-- start Dataset records --
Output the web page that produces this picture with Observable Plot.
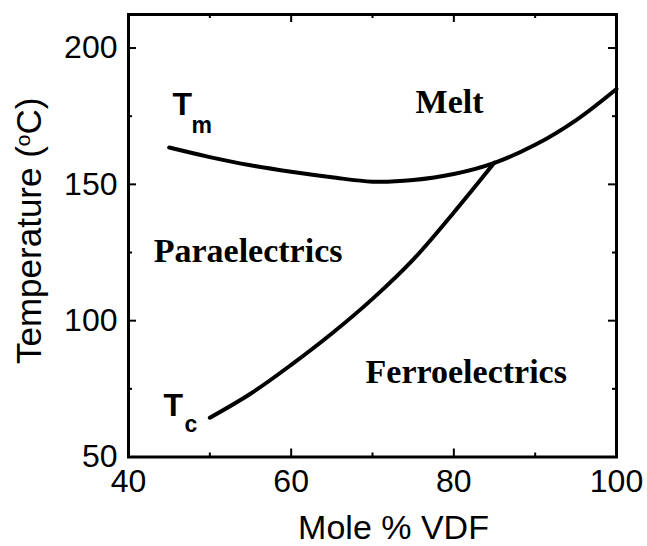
<!DOCTYPE html>
<html><head><meta charset="utf-8">
<script src="https://cdn.jsdelivr.net/npm/d3@7"></script>
<script src="https://cdn.jsdelivr.net/npm/@observablehq/plot@0.6"></script>
<style>body{margin:0;background:#fff}</style>
</head><body><div id="chart"></div>
<script>
// Melting line (Tm)
const tmX = [45, 50, 55, 60, 65, 70, 75, 80, 85, 90, 95, 100];
const tmY = [163.5, 160, 157, 154.6, 152.6, 151.0, 151.6, 153.8, 157.9, 164.5, 173.5, 185];
// Curie line (Tc)
const tcX = [50, 55, 60, 65, 70, 75, 80, 85];
const tcY = [64.4, 73.2, 83.8, 95.3, 108, 122.4, 139.7, 158];
// Ticks
const xMajorTicks = [40, 60, 80, 100];
const xMinorTicks = [50, 70, 90];
const yMajorTicks = [50, 100, 150, 200];
const yMinorTicks = [75, 125, 175];
// Region labels (anchored in data coordinates)
const regionNames = ["Melt", "Paraelectrics", "Ferroelectrics"];
const regionX = [75.3, 43.1, 69.15];
const regionY = [176, 121.4, 77.3];
// Curve symbols: main letter and subscript
const symbolMain = ["T", "T"];
const symbolMainX = [45.4, 44.3];
const symbolMainY = [175.3, 65.2];
const symbolSub = ["m", "c"];
const symbolSubX = [47.75, 46.9];
const symbolSubY = [169.0, 59.0];

const xTitle = "Mole % VDF";
const yTitle = "Temperature (oC)";

const tm = tmX.map((x, i) => ({x, y: tmY[i]}));
const tc = tcX.map((x, i) => ({x, y: tcY[i]}));
const regions = regionNames.map((t, i) => ({t, x: regionX[i], y: regionY[i]}));
const mains = symbolMain.map((t, i) => ({t, x: symbolMainX[i], y: symbolMainY[i]}));
const subs = symbolSub.map((t, i) => ({t, x: symbolSubX[i], y: symbolSubY[i]}));

const sans = "'Liberation Sans', Arial, Helvetica, sans-serif";
const serif = "'Liberation Serif', 'Times New Roman', serif";

const W = 647, H = 546, mL = 128, mR = 31, mT = 14, mB = 89.5;
const fw = W - mL - mR, fh = H - mT - mB;
const major = 8, minor = 4;

const svg = Plot.plot({
  width: W,
  height: H,
  marginLeft: mL,
  marginRight: mR,
  marginTop: mT,
  marginBottom: mB,
  style: {fontFamily: sans, fontSize: "32px", color: "#000", background: "#fff"},
  x: {domain: [40, 100]},
  y: {domain: [50, 212.3]},
  marks: [
    // inward ticks on all four sides
    Plot.ruleX(xMajorTicks, {x: d => d, insetTop: fh - major, stroke: "#000", strokeWidth: 2}),
    Plot.ruleX(xMajorTicks, {x: d => d, insetBottom: fh - major, stroke: "#000", strokeWidth: 2}),
    Plot.ruleX(xMinorTicks, {x: d => d, insetTop: fh - minor, stroke: "#000", strokeWidth: 2}),
    Plot.ruleX(xMinorTicks, {x: d => d, insetBottom: fh - minor, stroke: "#000", strokeWidth: 2}),
    Plot.ruleY(yMajorTicks, {y: d => d, insetRight: fw - major, stroke: "#000", strokeWidth: 2}),
    Plot.ruleY(yMajorTicks, {y: d => d, insetLeft: fw - major, stroke: "#000", strokeWidth: 2}),
    Plot.ruleY(yMinorTicks, {y: d => d, insetRight: fw - minor, stroke: "#000", strokeWidth: 2}),
    Plot.ruleY(yMinorTicks, {y: d => d, insetLeft: fw - minor, stroke: "#000", strokeWidth: 2}),
    // tick labels
    Plot.axisX({anchor: "bottom", ticks: xMajorTicks, tickSize: 0, tickPadding: 12, label: null, fontSize: 32}),
    Plot.axisY({anchor: "left", ticks: yMajorTicks, tickSize: 0, tickPadding: 11, label: null, fontSize: 32}),
    Plot.frame({stroke: "#000", strokeWidth: 3}),
    // curves
    Plot.line(tm, {x: "x", y: "y", curve: "catmull-rom", stroke: "#000", strokeWidth: 4}),
    Plot.line(tc, {x: "x", y: "y", curve: "catmull-rom", stroke: "#000", strokeWidth: 4}),
    // labels
    Plot.text(regions, {x: "x", y: "y", text: "t", textAnchor: "start", lineAnchor: "bottom",
      fontFamily: serif, fontWeight: "bold", fontSize: 34, fill: "#000"}),
    Plot.text(mains, {x: "x", y: "y", text: "t", textAnchor: "start", lineAnchor: "bottom",
      fontFamily: sans, fontWeight: "bold", fontSize: 32, fill: "#000"}),
    Plot.text(subs, {x: "x", y: "y", text: "t", textAnchor: "start", lineAnchor: "bottom",
      fontFamily: sans, fontWeight: "bold", fontSize: 23, fill: "#000"}),
    // axis titles
    Plot.text([xTitle], {frameAnchor: "bottom", textAnchor: "middle", lineAnchor: "bottom", dx: 21, dy: 82,
      fontFamily: sans, fontSize: 34, fill: "#000"}),
    Plot.text([yTitle], {frameAnchor: "left", rotate: -90, textAnchor: "middle", lineAnchor: "top", dx: -112, dy: -5,
      fontFamily: sans, fontSize: 35, fill: "#000"})
  ]
});

// superscript "o" in the y title
const NS = "http://www.w3.org/2000/svg";
for (const t of svg.querySelectorAll("text")) {
  if (t.textContent === yTitle) {
    t.textContent = "";
    const a = document.createElementNS(NS, "tspan"); a.textContent = "Temperature (";
    const b = document.createElementNS(NS, "tspan"); b.textContent = "o";
    b.setAttribute("font-size", "60%"); b.setAttribute("baseline-shift", "super");
    const c = document.createElementNS(NS, "tspan"); c.textContent = "C)";
    t.append(a, b, c);
  }
}
document.getElementById("chart").appendChild(svg);
</script>
</body></html>
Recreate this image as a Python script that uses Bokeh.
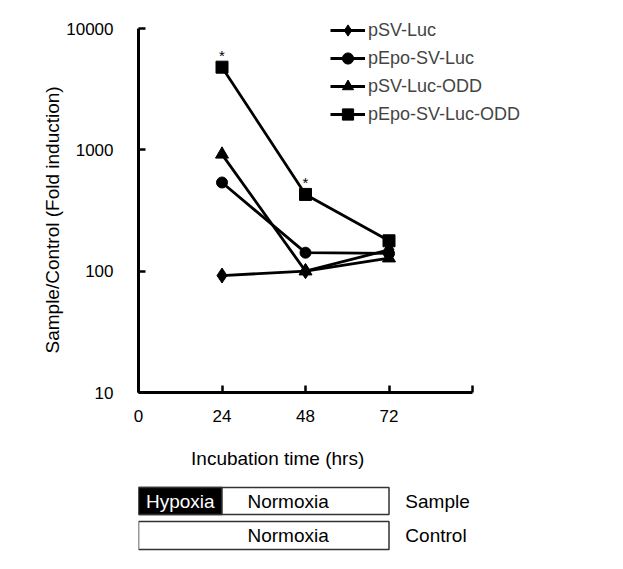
-- end Dataset records --
### Direction
Say how many lines in the entries contain the string "that", and leave out everything else.

### Written solution
2